Hasılat takibi: ÖGB’ye benzer sistem, hasılat takibi adı altında serbest meslek erbabı ve ticaret erbabı için öngörülmek­te. Bunlar yılda 12 defadan az olmamak üzere yoklanarak günşük hasılatları sap­tanacak; günlük hasılat ile beyan arasın­daki fark %20’yi aşarsa ve mükellef açık­layamazsa hasılat üzerinden re’sen tarh yapılacak veya mükellef incelemeye alı­nacak.

AKV ve AGV verginin mali güçle orantılı olma ilkesine aykırı

Bunlardan AKV ve AGV gerçek ma­li güç değil, varsayılan mali güç üzerin­den vergi alınmasına yol açacakların­dan, verginin mali güçle orantılı olması ilkesine açıkça aykırılar. Ekonomik zor­luklar ve yüksek enflasyon dönemin­de bu tür düzenlemeler, işletmelere ay­rı darbe vurur. ÖGB ise geçmişteki hayat standardı esasını anımsatmakta; teorik açıdan arızi kazanç (Gelir Vergisi Kanu­nu [GVK] md.82) düşünce ve yapısına aykırı. ÖGB’yi getirebilmek için, sadece arızi kazanç kataloğunda değil aynı za­manda GVK’nın gelir tanımında da deği­şiklik yapmak gerek.

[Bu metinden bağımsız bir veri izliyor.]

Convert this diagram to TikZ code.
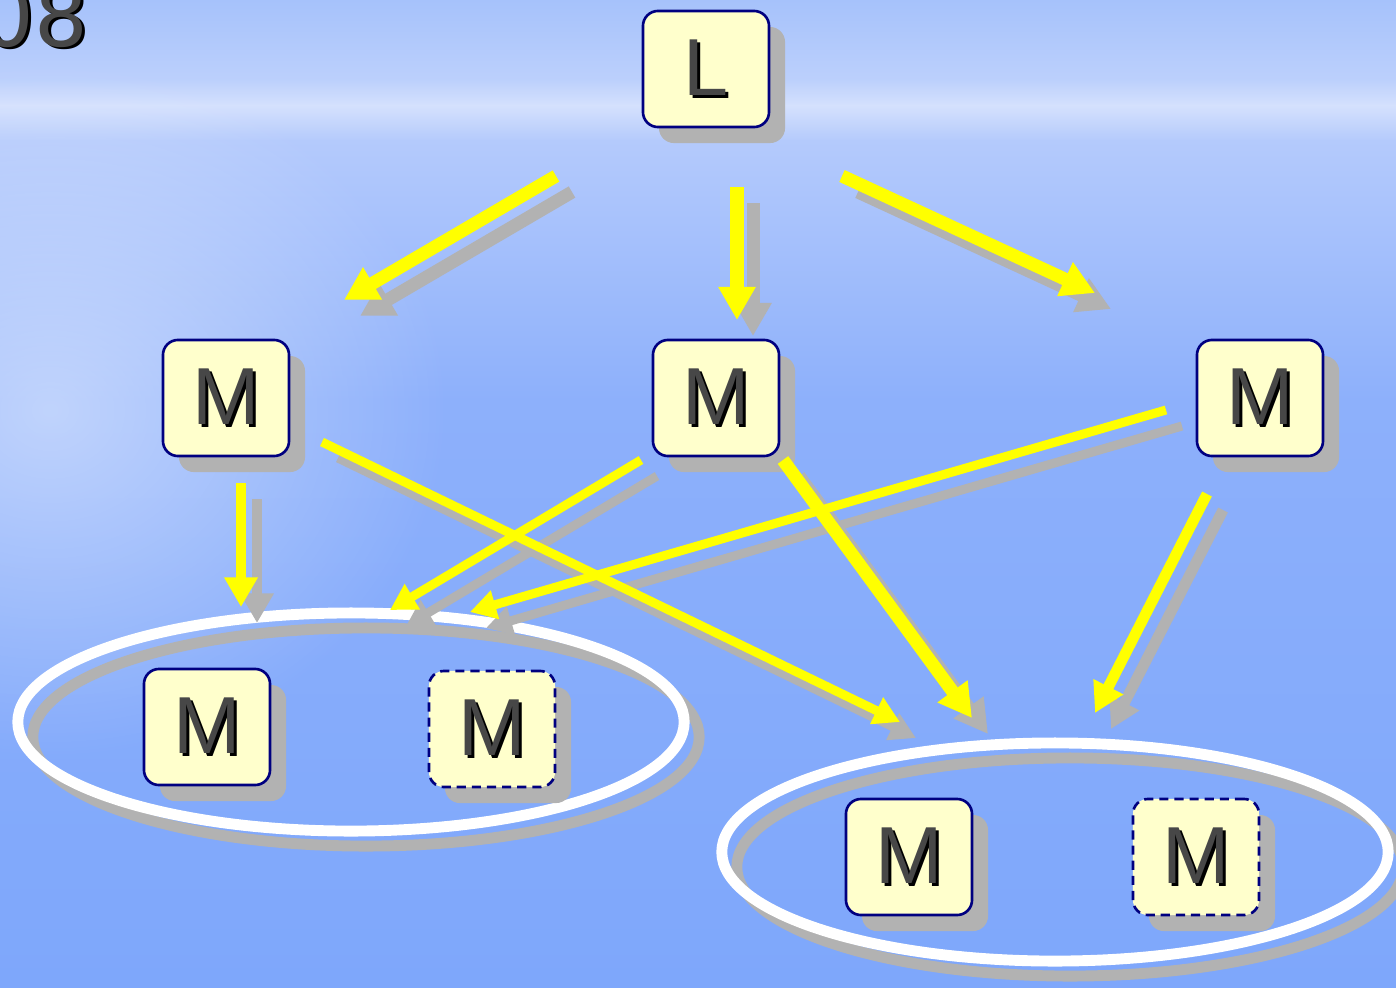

GVK’daki gelir tanımının değişmesi gerekir

AGV’ye tabi olanların ÖGB’ye tabi olup olmadığı net değil. Muhtemelen bura­daki eşitsizliği gidermek üzere serbest meslek erbabı ve ticaret erbabı için ha­sılat takibi öngörülmüş; ama çiftçiler dı­şarıda bırakılmış. Her durumda, bunlar için arızi kazançtan söz edilemez; diğer yandan açıklanamayan giderin GVK’ya tabi ya da istisna kapsamında olmayan bir gelir unsuru kaynaklı olduğu kabul edilemez. GVK’daki gelir tanımının de­ğiştirilmesi gerekir. Nihayet, ÖGB iste­necekleri ve hasılat esasına tabi olacak­ları tespit bakımından denetim ise ayrı bir sıkınıtılı alan: uygulamada eşitsizliğe yol açar. Son olarak, bunların dördü ba­kımından da, mülkiyet hakkının ölçülü­lük ilkesine aykırı şekilde sınırlandırıl­ması tartışması gündeme gelebilir.